Ironically enough, both managers return to where they came from - whatsisname who is coming back to Toronto and John Farrell, who used to be in Boston in another capacity, is in fact returning to the Red Sox organisation - and everyone hopes it is the return of the king here! Despite the fact that Farrell bears considerably more than a passing resemblance to namesake John Cleese of Monty Python and Fawlty Towers fame: and that isn't a good sign at all, if you ask moi... First we lose Theo to the Lost Cause in Chicago (kudos to Epstein though, for daring to take on two curses in his general-managerial lifetime...!) then we get stuck with Booby V... And now - it would be a jokester?!? One who's spoiled by all that Toronto gregariousness, polluted air and bad food included!
Let's all try to find comfort and positiveness in the official report now, Red Sox Nation...!
Take it away, Jimmy...!
Boston had been talking to the Blue Jays about compensation for Farrell, who had one year remaining in his Toronto contract. He was 154-170 in two seasons with the Blue Jays following four years as Boston's pitching coach.

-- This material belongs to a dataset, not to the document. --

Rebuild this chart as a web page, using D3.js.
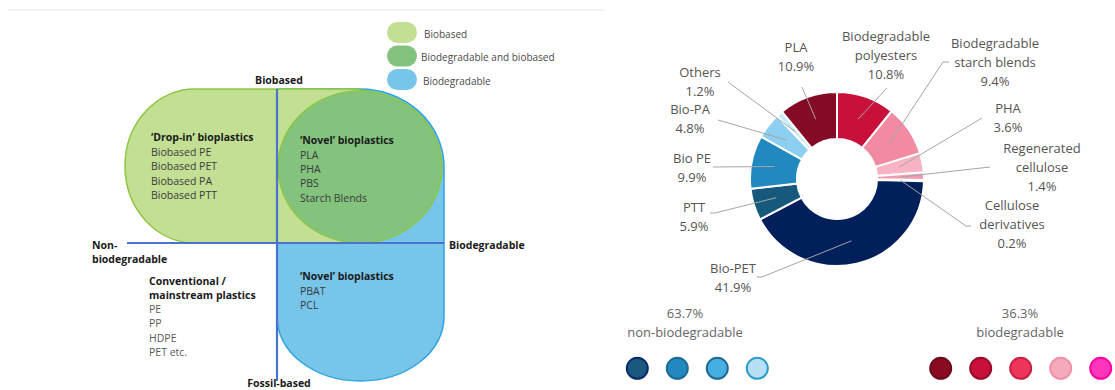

The Red Sox fired Valentine the day after finishing in last place in the AL East with a 69-93 record that was the franchise's worst since 1965.
- The Golem Has Spoken! Er... Not Golen, no! So we know it's true...?
- Oddly enough, this bit of news was ticking alongside this one right here: Texas state fair icon goes up in flames ?!? We all hope it really is not (another) bad omen here...! (The worst record since 1965 - it is a whole lot of work to turn a team around from that, y'know...!)
Me - I'm still flipping over the Tigers' mastery over the Damn Yankees! ROTFLMAO!!!